Também o Conde d ́Eu se correspondeu com o voluntário mineiro:

“1o. de março de 1918
Snr. Miguel Pinto da Silva,
Faz hoje 48 anos que se terminou sob meu Comando a guerra sangrenta sustentada pelas Forças Brasileiras contra o governo do Ditador do Paraguai durante mais de cinco anos! Faça ideia como devo estar velho após tão longa carreira! Não queria deixar contudo de dizer-lhe quanto prazer nos deu, à Princesa Condessa d ́Eu e a mim, o seu retrato enviado com sua carta de 21, bela fotografia que o representa como valente brasileiro, já ferido em combate e condecorado com a honrosíssima Croix de Guerre.
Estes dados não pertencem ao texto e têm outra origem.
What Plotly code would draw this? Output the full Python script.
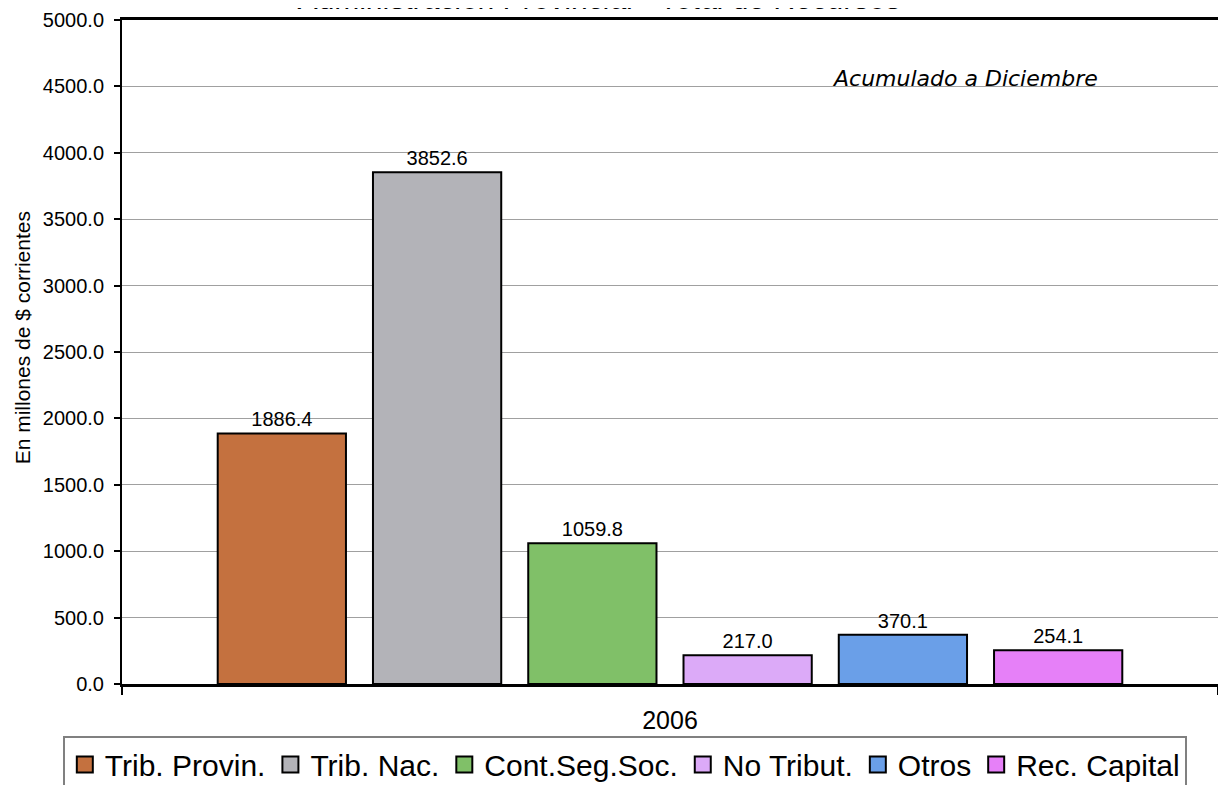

Aproveito esta ocasião para enviar-lhe a nossa [fotografia], rodeada dos sete netinhos, tirada há menos de seis meses. Receba-a em testemunho de nossa estima pela sua coragem, e de amizade. Não deixe de enviar-nos notícias suas, principalmente quando estiver bastante restabelecido para regressar à frente como tanto deseja; e receba minhas expressões de nossos sentimentos afetuosos.
a) Gastão d ́Orleans Conde d ́Eu.
P.S. Qual é sua família e sua terra? Parece-me que é a heroica Bahia.”
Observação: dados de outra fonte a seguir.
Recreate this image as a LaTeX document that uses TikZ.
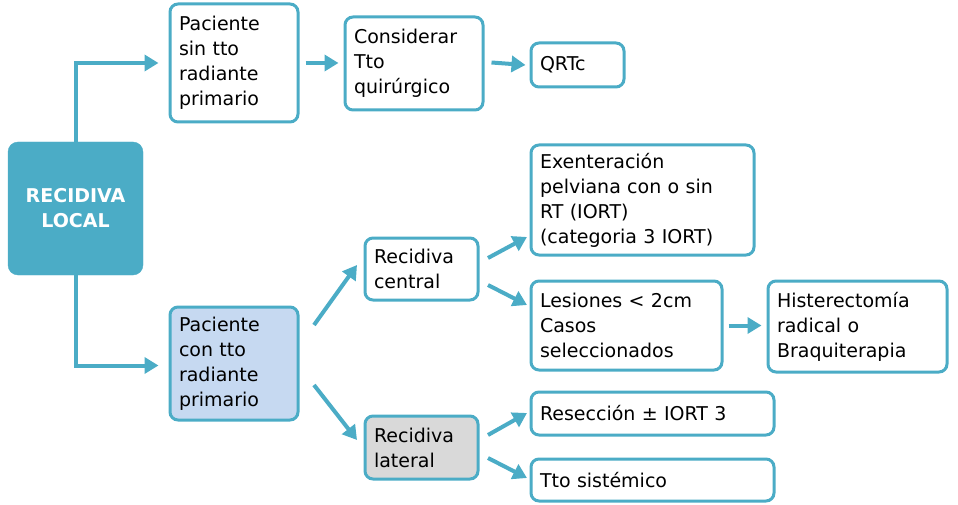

No prontuário militar do soldado Miguel Pinto da Silva, no item “Ferimentos e ações dignas de nota”, havia duas citações. A primeira, datada de 5 de janeiro de 1918, informava simplesmente que fora “ferido durante as operações militares por congelamento”. O congelamento dos pés, em trincheiras cheias de lama, no rigoroso inverno europeu, causava muitas baixas. Os atingidos pela gelure corriam grave risco de necrose dos membros congelados e gangrena. Eram por isso considerados como feridos em combate, sendo recolhidos a hospitais de campanha, onde passavam por um rigoroso tratamento, que às vezes não conseguia impedir a amputação. O que impressiona no prontuário de Miguel é que, apesar de seu estado ser considerado grave, não quis ser baixado ao hospital porque sabia que estava sendo preparada uma operação militar nos dias subsequentes e não queria deixar de participar dela. Seria seu batismo de fogo. É o que dá conta a segunda citação honrosa, datada de 8 de janeiro:

“Jovem engajado voluntariamente, pela primeira vez em combate ativo. Atingido por grave acidente de congelamento dos pés, recusou ser recolhido, a fim de participar da operação do dia 8 de janeiro de 1918. Lançou-se ao ataque como se estivesse indo a uma festa. Penetrou sozinho num abrigo inimigo, onde capturou 15 prisioneiros. Foi para todos os seus camaradas um modelo de energia, força de vontade e coragem.”